As the holders of hope, we must weather their storms (and our own) and believe that they are entitled to and deserve a better emotional life than they experience.
Narcissistic personality disorder (NPD) presents an equally challenging group of clients. Their modus operandi is a pattern of grandiosity (in fantasy or behavior), need for admiration, and lack of empathy for others in a variety of contexts.
Some patients may take advantage of or manipulate people to keep feeling in charge and superior.
They often experience themselves as self-important, feeling superior to others and thus deserving special treatment. They approach life with defensiveness and resentment towards others when they are not treated in a fashion they believe they are owed. These characteristics are accompanied by a sense of self that results in a general presentation of arrogance. It is not uncommon for those with NPD to be effacing to others.
Seeking therapy may be initiated by an untenable or precarious work situation, conflicts at home, general interpersonal conflicts or a dissatisfaction in advancing their goals in life.
Patients diagnosed with NPD tend to provoke powerful feelings in their therapist and countertransference reactions can lead to stalemates. We teach these individuals methods to assist them with recovery
Psychoeducation can begin to set the stage for a therapeutic alliance, identifying and working towards realistic goals. Negotiation of the treatment expectations regarding treatment and respective patient-therapist roles, including setting boundaries (i.e. therapists are not always available for phone conversations) but in a compassionate way.

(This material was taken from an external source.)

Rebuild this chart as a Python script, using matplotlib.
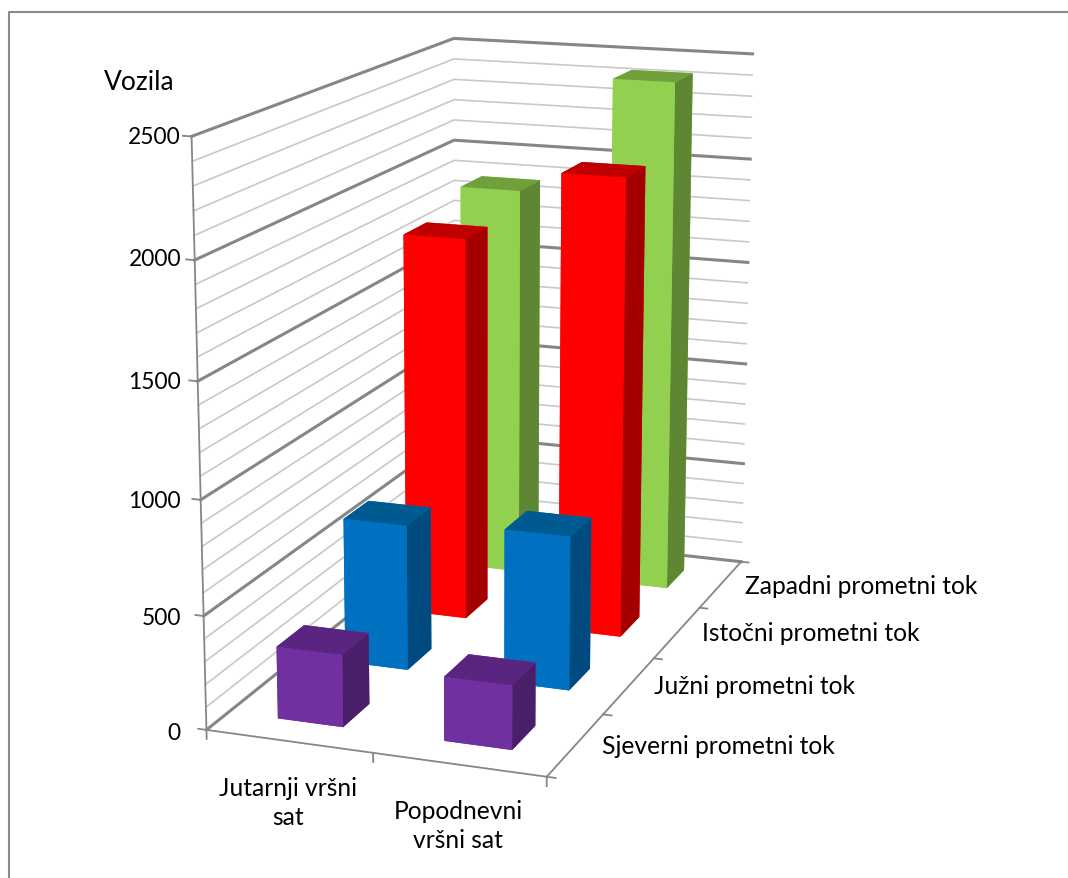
import numpy as np
import matplotlib
matplotlib.use('Agg')
import matplotlib.pyplot as plt
from matplotlib.lines import Line2D

plt.rcParams['font.family'] = ['Lato', 'DejaVu Sans']

# --- DATA ---
hours = ['Jutarnji vršni\nsat', 'Popodnevni\nvršni sat']
flows = ['Sjeverni prometni tok', 'Južni prometni tok', 'Istočni prometni tok', 'Zapadni prometni tok']
jutarnji = [319, 663, 1789, 1875]
popodnevni = [280, 695, 2118, 2429]
z_ticks = [0, 500, 1000, 1500, 2000, 2500]
z_title = 'Vozila'

# --- STYLE ---
W, H = 1068, 879
FONT = 17.7
face = ['#7030A0', '#0070C0', '#FF0000', '#92D050']
top = ['#5A2580', '#005A92', '#C00000', '#70A03C']
side = ['#4A1F6A', '#004A7F', '#A50000', '#5F8632']
MAJOR = '#868686'
MINOR = '#C8C8C8'

# camera fitted to the reference
ELEV, AZIM, ROLL, FOCAL = 14.430, -70.146, -0.047, 0.6046
ASPECT = (1, 1.9629, 1.6699)
S, TX, TY = 4906.7, 495.76, 372.8
BAR_W, BAR_D = 0.397, 0.394

fig = plt.figure(figsize=(W / 100, H / 100), dpi=100)
ax = fig.add_axes([0, 0, 1, 1], projection='3d', computed_zorder=False)
ax.set_axis_off()
ax.view_init(ELEV, AZIM, ROLL)
ax.set_proj_type('persp', focal_length=FOCAL)
ax.set_box_aspect(ASPECT)
ax.set_position([(TX + S * ax.viewLim.x0) / W, (H - TY + S * ax.viewLim.y0) / H,
                 S * ax.viewLim.width / W, S * ax.viewLim.width / H])

# walls: minor lines every 100, major every 500
for z in range(0, 2600, 100):
    major = z % 500 == 0
    ax.plot([0, 0, 2], [0, 4, 4], [z, z, z], color=MAJOR if major else MINOR, lw=2.2 if major else 1.2, zorder=2)

# axis lines and tick marks
ax.plot([0, 2, 2], [0, 0, 4], [0, 0, 0], color=MAJOR, lw=1.3, zorder=3)
ax.plot([0, 0], [0, 0], [0, 2500], color=MAJOR, lw=1.3, zorder=3)
for z in z_ticks:
    ax.plot([0, -0.05], [0, 0], [z, z], color=MAJOR, lw=1.3, zorder=3)
for x in range(3):
    ax.plot([x, x], [0, 0], [0, -40], color=MAJOR, lw=1.3, zorder=3)
for y in range(5):
    ax.plot([2, 2.05], [y, y], [0, 0], color=MAJOR, lw=1.3, zorder=3)

# bars, back to front
zo = 10
for j in range(3, -1, -1):
    for i, series in enumerate([jutarnji, popodnevni]):
        ax.bar3d(i + .5 - BAR_W / 2, j + .5 - BAR_D / 2, 0, BAR_W, BAR_D, series[j],
                 color=[face[j], top[j], face[j], face[j], face[j], side[j]],
                 shade=False, zorder=zo, linewidth=0)
        zo += 1
ax.set_xlim(0, 2)
ax.set_ylim(0, 4)
ax.set_zlim(0, 2500)

def label(px, py, s, size=FONT, **kw):
    fig.text(px / W, 1 - py / H, s, fontsize=size, color='black', va='center', **kw)

label(104, 83, z_title, size=19)
for z, py in zip(z_ticks, [734, 619, 502, 383, 260, 138]):
    label(181, py, str(z), size=16.4, ha='right')
for s, px, py in zip(hours, [288, 458], [803, 826]):
    label(px, py, s, ha='center', linespacing=1.35)
for s, px, py in zip(flows, [602, 654, 702, 745], [747, 687, 634, 587]):
    label(px, py, s)

# chart area frame, cut off by the screenshot
fig.add_artist(Line2D([9 / W, 9 / W, 1], [0, 1 - 13 / H, 1 - 13 / H], color='#8A8A8A', lw=1.5))

fig.savefig('out.png', dpi=100)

Another aspect of treatment is to help the client to develop an awareness of the factors that affect the patient, like feeling humiliated when being evaluated and consequently experiencing a rage response.
Treatment should be designed to aid the patient in developing a better awareness of maladaptive patterns, increase sense of agency, make progress toward measurable goals, and develop less maladaptive ways of relating to others (e.g., admiration seeking, retaliation).
How do you hold continued hope for someone who seems to feel superior to all and diminishing to others, and who is highly critical and self-important?
Behind the façade is a person who has likely been overly criticized, ignored, felt unimportant to others, infantilized. The behaviors are compensatory for a lack of belief that they are important in the world for who they are.
As holders of hope, clinicians have a task in their work that is unique to the helping professions. It is the glue that permits growth and change to occur even in dire circumstances. It provides optimism in the face of untenable circumstances and often allows others to move forward. Without it, there is no recovery, moving forward or hopes of a better life. It is the foundation of a desire to move forward in desperate odds and provides a solidarity to the idea that in the absence of someone’s ability to look forward, we will hold that desire for them and believe that change can occur in a positive way.